私は見えたり聞こえたり感じたりするが、相談した霊能者の先生によればとにかく連れてきやすい体質だという。いつどこで憑依されてもおかしくないのに、一人しか憑依していないのは守護している存在が龍神様であるからだと言う。そして、この龍神様は白龍様でとても慈悲と慈愛に満ちた存在なのだそうだ。一人憑依しているのは、白龍様が引き込んだからだと。自ら命を絶ってしまった後悔や口惜しさ、寂しさや苦しみに苛まれていたところに私が通りかかったので取り憑いたのだそうだ。私についていけば、浄化されて天国に上がれるからという理由で悪さをする気は全くないことから守護に阻まれなかったという。今まで、夜に誰もいないのに耳元で名前を呼ばれたり話しかけられたりしたのも私に取り憑こうとしたものが寄ってきていたからだという。

霊能者に言わせてみれば、私は太陽のような存在なのだそうだ。私の傍にいれば次第に浄化されていくのだという。

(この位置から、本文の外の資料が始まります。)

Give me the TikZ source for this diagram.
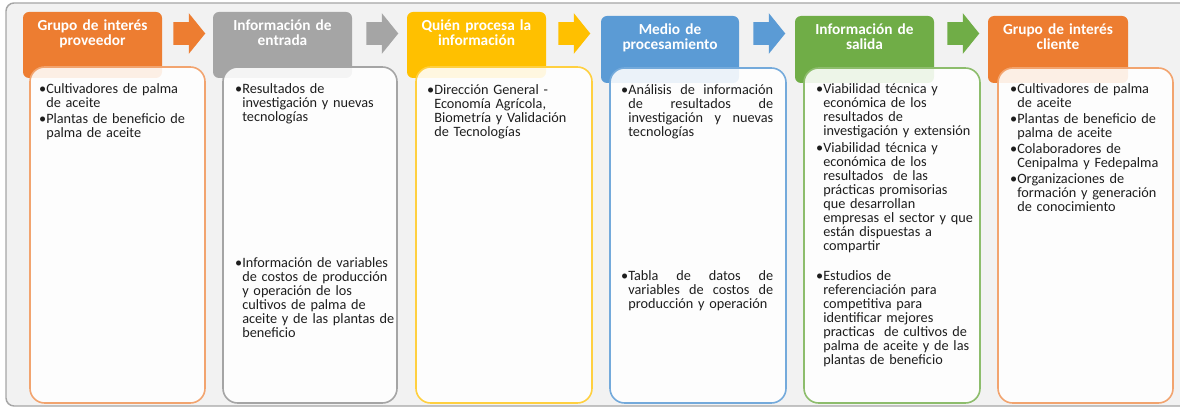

暖かくてとても穏やかな温もりと優しさを感じるのだという。白龍様の力もあるそうだが、私のエネルギーの強さが白龍様の姿や力を強くしているそうで合わせてまさに拠り所なのだという。加えて私のお人好しというのか、優しすぎる性格故に私を頼ってきてしまうのだという。私に取り憑いた女性の霊もただ浄化されたいだけで、なにか影響を与えるつもりはなくそっとしておけばいいとの事。しかし、いま彼女の気配はどこにもない。彼女の気配があった時は、定期的に陰湿な夢を見ていたがパタリとみていない。いや、それが昨年末頃に夢で見た。いつも夢の中で見ていた建物は真夜中なのだろうかあかりもなく真っ暗で、カビ臭く湿気が酷くジメジメしており床も軋んでいた。それが、昨年末に見た夢では明るくて暖かい空間に変わっていた。サンルームから見える庭には手入れが行き届いていないのか花や雑草が繁茂しており、雲ひとつない空からは暖かな日差しが差し込んでいた。夢の中でいつも見てきた為、一階も二階も間取りは覚えていた。私は明るく不気味さなどなくなったこの家をひたすら探索していたが突然誰かに呼びかけられたような気がして目が覚めた。私は、あの日から私に取り憑いていた彼女が天国に旅立っていったのだと感じている。どうか安らかに眠って欲しい。